WHAT TO WORK ON:
Reproduce all the lines exactly as they stand, apart from the pictures.

ENTRIES SUPPLIED:
○ ○ ○ ○
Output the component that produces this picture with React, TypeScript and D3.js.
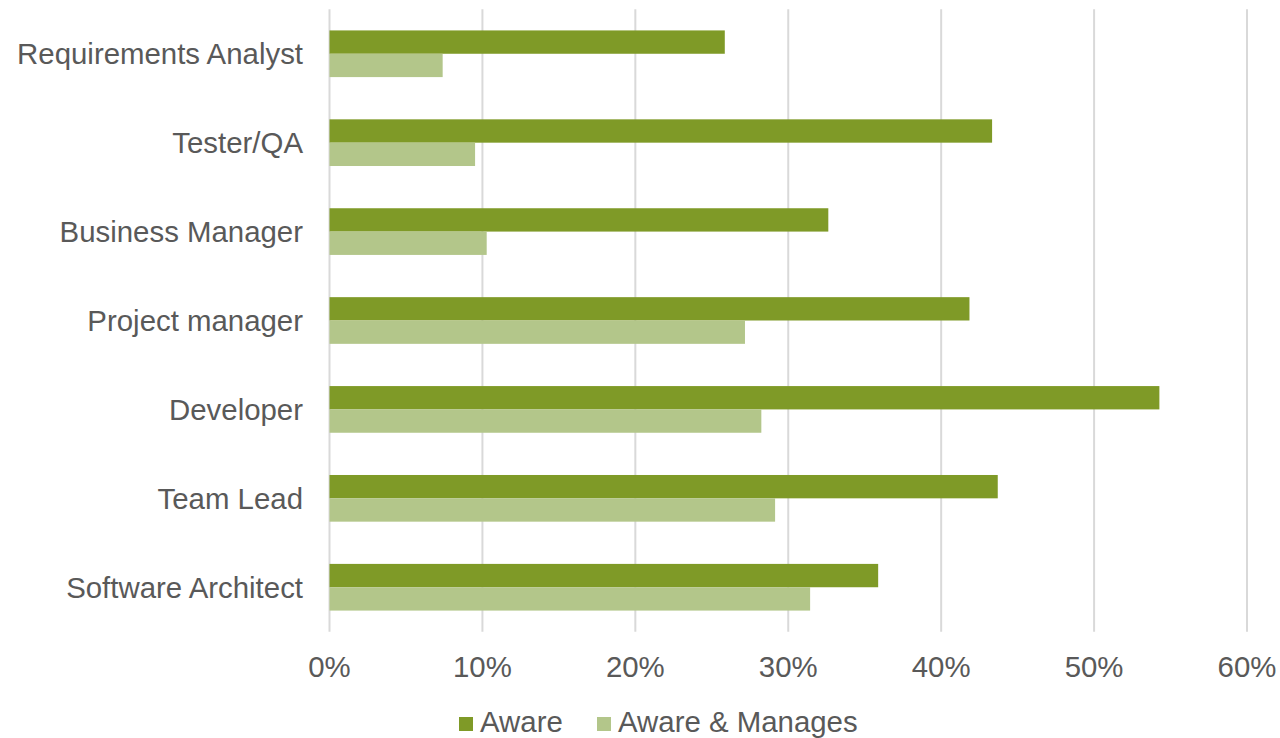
import React from "react";
import * as d3 from "d3";

const categories = [
  "Requirements Analyst",
  "Tester/QA",
  "Business Manager",
  "Project manager",
  "Developer",
  "Team Lead",
  "Software Architect",
];
const aware = [0.2585, 0.4333, 0.3262, 0.4185, 0.5427, 0.437, 0.3588];
const awareManages = [0.074, 0.0952, 0.1028, 0.2717, 0.2824, 0.2914, 0.3143];
const seriesNames = ["Aware", "Aware & Manages"];
const seriesColors = ["#7F9A27", "#B3C68A"];
const xTicks = [0, 0.1, 0.2, 0.3, 0.4, 0.5, 0.6];

const W = 1280;
const H = 738;
const FONT = "'Liberation Sans', Arial, sans-serif";
const TEXT = "#595959";
const FS = 29.4;

export default function App() {
  const x = d3.scaleLinear().domain([0, 0.6]).range([329.5, 1247]);
  const y = d3
    .scaleBand<string>()
    .domain(categories)
    .range([9.3, 631.7])
    .paddingInner(0.475)
    .paddingOuter(0.2375);
  const sub = d3
    .scaleBand<string>()
    .domain(seriesNames)
    .range([0, y.bandwidth()]);
  const series = [aware, awareManages];
  const fmt = d3.format(".0%");
  const legendX = [459, 597];

  return (
    <svg
      width={W}
      height={H}
      style={{ position: "absolute", left: 0, top: 0, background: "#fff" }}
      fontFamily={FONT}
    >
      {xTicks.map((t) => (
        <line
          key={"g" + t}
          x1={x(t)}
          x2={x(t)}
          y1={9.3}
          y2={631.7}
          stroke="#D9D9D9"
          strokeWidth={2}
        />
      ))}
      {categories.map((c, i) => (
        <g key={c}>
          {series.map((s, k) => (
            <rect
              key={k}
              x={x(0)}
              y={(y(c) as number) + (sub(seriesNames[k]) as number)}
              width={x(s[i]) - x(0)}
              height={sub.bandwidth()}
              fill={seriesColors[k]}
            />
          ))}
          <text
            x={303}
            y={(y(c) as number) + y.bandwidth() / 2}
            dy="0.35em"
            textAnchor="end"
            fontSize={FS}
            fill={TEXT}
          >
            {c}
          </text>
        </g>
      ))}
      {xTicks.map((t) => (
        <text
          key={"t" + t}
          x={x(t)}
          y={676.5}
          textAnchor="middle"
          fontSize={FS}
          fill={TEXT}
        >
          {fmt(t)}
        </text>
      ))}
      {seriesNames.map((n, k) => (
        <g key={n}>
          <rect x={legendX[k]} y={717} width={14} height={14} fill={seriesColors[k]} />
          <text x={legendX[k] + 21} y={731.5} fontSize={FS} fill={TEXT}>
            {n}
          </text>
        </g>
      ))}
    </svg>
  );
}
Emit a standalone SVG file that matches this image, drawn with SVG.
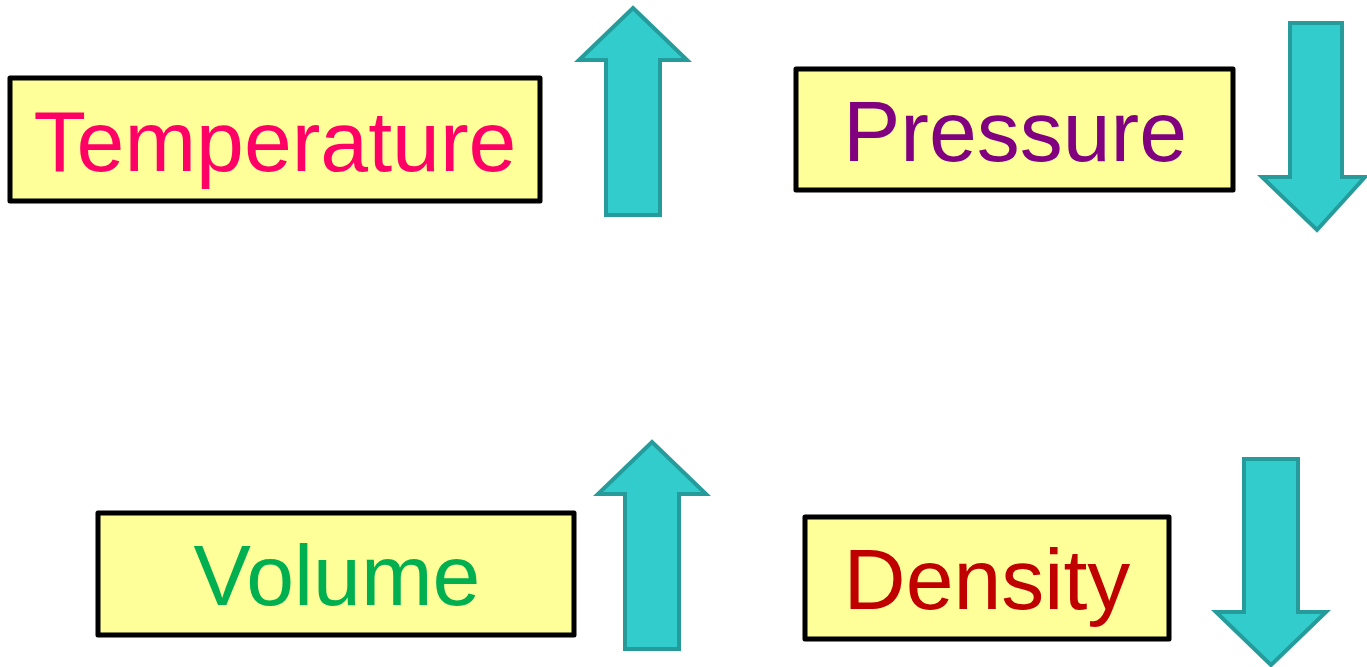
○ ○ ○ ○
REPLY TO THE EXERCISE:
Output the component that produces this picture with React, TypeScript and D3.js.
import React from "react";
import * as d3 from "d3";

const categories = [
  "Requirements Analyst",
  "Tester/QA",
  "Business Manager",
  "Project manager",
  "Developer",
  "Team Lead",
  "Software Architect",
];
const aware = [0.2585, 0.4333, 0.3262, 0.4185, 0.5427, 0.437, 0.3588];
const awareManages = [0.074, 0.0952, 0.1028, 0.2717, 0.2824, 0.2914, 0.3143];
const seriesNames = ["Aware", "Aware & Manages"];
const seriesColors = ["#7F9A27", "#B3C68A"];
const xTicks = [0, 0.1, 0.2, 0.3, 0.4, 0.5, 0.6];

const W = 1280;
const H = 738;
const FONT = "'Liberation Sans', Arial, sans-serif";
const TEXT = "#595959";
const FS = 29.4;

export default function App() {
  const x = d3.scaleLinear().domain([0, 0.6]).range([329.5, 1247]);
  const y = d3
    .scaleBand<string>()
    .domain(categories)
    .range([9.3, 631.7])
    .paddingInner(0.475)
    .paddingOuter(0.2375);
  const sub = d3
    .scaleBand<string>()
    .domain(seriesNames)
    .range([0, y.bandwidth()]);
  const series = [aware, awareManages];
  const fmt = d3.format(".0%");
  const legendX = [459, 597];

  return (
    <svg
      width={W}
      height={H}
      style={{ position: "absolute", left: 0, top: 0, background: "#fff" }}
      fontFamily={FONT}
    >
      {xTicks.map((t) => (
        <line
          key={"g" + t}
          x1={x(t)}
          x2={x(t)}
          y1={9.3}
          y2={631.7}
          stroke="#D9D9D9"
          strokeWidth={2}
        />
      ))}
      {categories.map((c, i) => (
        <g key={c}>
          {series.map((s, k) => (
            <rect
              key={k}
              x={x(0)}
              y={(y(c) as number) + (sub(seriesNames[k]) as number)}
              width={x(s[i]) - x(0)}
              height={sub.bandwidth()}
              fill={seriesColors[k]}
            />
          ))}
          <text
            x={303}
            y={(y(c) as number) + y.bandwidth() / 2}
            dy="0.35em"
            textAnchor="end"
            fontSize={FS}
            fill={TEXT}
          >
            {c}
          </text>
        </g>
      ))}
      {xTicks.map((t) => (
        <text
          key={"t" + t}
          x={x(t)}
          y={676.5}
          textAnchor="middle"
          fontSize={FS}
          fill={TEXT}
        >
          {fmt(t)}
        </text>
      ))}
      {seriesNames.map((n, k) => (
        <g key={n}>
          <rect x={legendX[k]} y={717} width={14} height={14} fill={seriesColors[k]} />
          <text x={legendX[k] + 21} y={731.5} fontSize={FS} fill={TEXT}>
            {n}
          </text>
        </g>
      ))}
    </svg>
  );
}
Emit a standalone SVG file that matches this image, drawn with SVG.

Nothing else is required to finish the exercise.